Do systems treat different populations fairly? Bias testing examines whether recommendations, assessments, or matches vary systematically by demographic characteristics, organization type, geography, or other variables. If the system recommends significantly fewer grants to organizations led by people of color, that's evidence of bias. Fairness testing is essential for AI systems affecting vulnerable populations.

Real-World vs Lab Conditions

Systems often perform well in controlled lab conditions but struggle in real-world messiness. Real data is incomplete, inconsistent, and evolves. Real users find unexpected ways to break systems. Deploying to production gradually (see rollout strategies below) allows testing in real-world conditions before full deployment.

Rollout Strategies Minimizing Risk

Full immediate deployment is risky. If systems have problems, they affect all users simultaneously. Phased rollout reduces risk. Pilot deployment targets limited users (maybe one team or one geographic area), identifying problems in limited impact. Limited deployment extends to larger groups while monitoring carefully. Full deployment occurs once confidence is high.

Canary deployment runs new systems for small percentage of traffic while keeping old systems for everyone else. If canary systems have problems, impact is limited. Monitor carefully and expand gradually. This approach identifies problems while maintaining service to users.

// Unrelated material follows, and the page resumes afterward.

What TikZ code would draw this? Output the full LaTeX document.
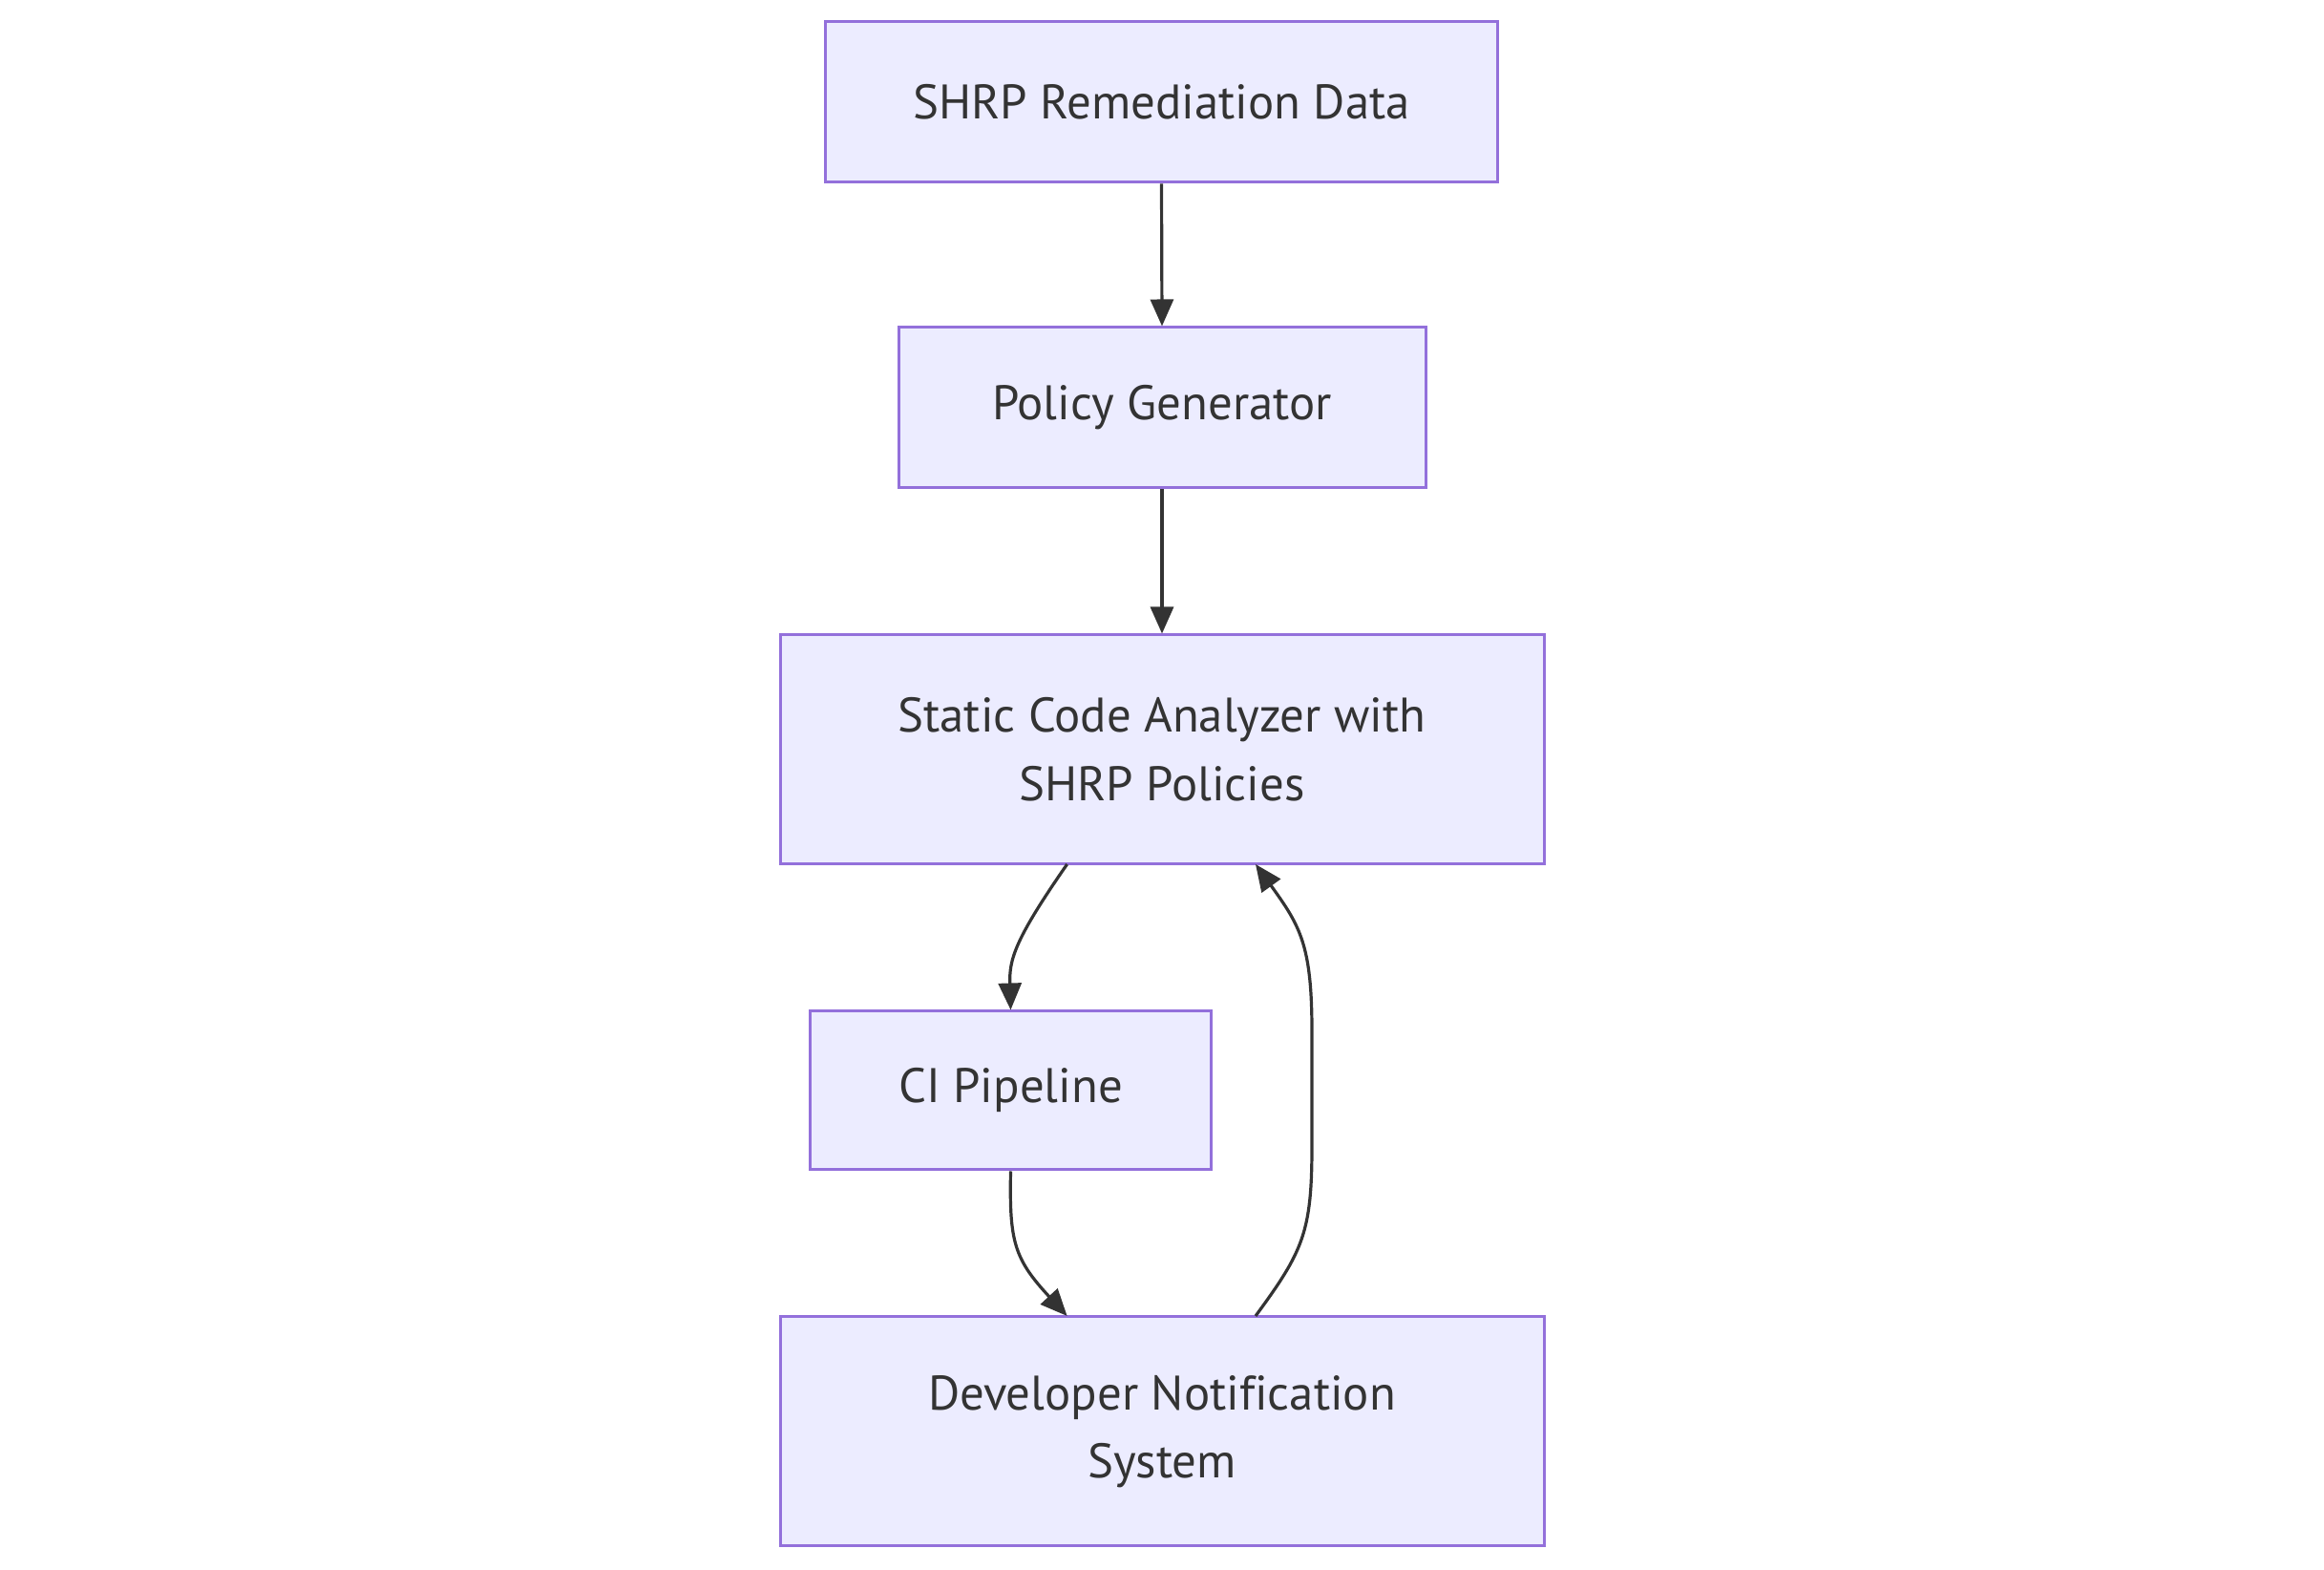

Monitoring in Production and Incident Response

After deployment, systems must be monitored. Are they working as expected? Are response times acceptable? Are there errors? Are users satisfied? Production monitoring catches problems quickly. Establish procedures for responding to incidents: if systems go down or behave wrongly, what's the emergency response? Who gets notified? How quickly must problems be fixed?

Version Control and Rollback Procedures

What happens if newly deployed code has critical bugs? You need ability to rollback: quickly revert to the previous working version. Version control (Git, etc.) enables this: every change is tracked, and you can revert to previous states. Document rollback procedures so teams know how to execute them quickly if needed.

Documentation and Change Management

As systems evolve, keep documentation current. Document what versions are deployed where. Document known issues and workarounds. Document how to operate systems. Good documentation helps teams understand systems and respond to problems effectively. Change management processes track what changed and when, enabling investigation if problems emerge.

Key Takeaway

Quality custom AI systems require comprehensive testing (unit, integration, end-to-end), validation in real-world conditions, security testing, and fairness assessment. Phased rollout reduces deployment risk. Production monitoring and incident response procedures address problems quickly. Version control enables rapid rollback if needed.

Apply This

Develop a comprehensive testing and validation plan for a custom AI system your organization plans to develop. Specify: what testing types you'll conduct, validation metrics and acceptable thresholds, fairness metrics you'll measure, rollout strategy and timeline, monitoring procedures, and incident response protocols.

The Seminar: QA and Deployment Planning

This lesson's seminar brings quality and deployment teams together to develop comprehensive testing and deployment plans. Participants develop plans for realistic grant system scenarios, learning to balance thoroughness with pragmatism. Through discussion, you'll recognize critical testing requirements and practical deployment constraints.

Conclusion: Quality as Prerequisite for Trust

Users trust AI systems when they work reliably and produce fair results. Comprehensive testing, validation, and monitoring build that trust. Phased rollout and good incident response minimize damage if problems occur. Organizations deploying AI responsibly invest in quality assurance throughout development and deployment.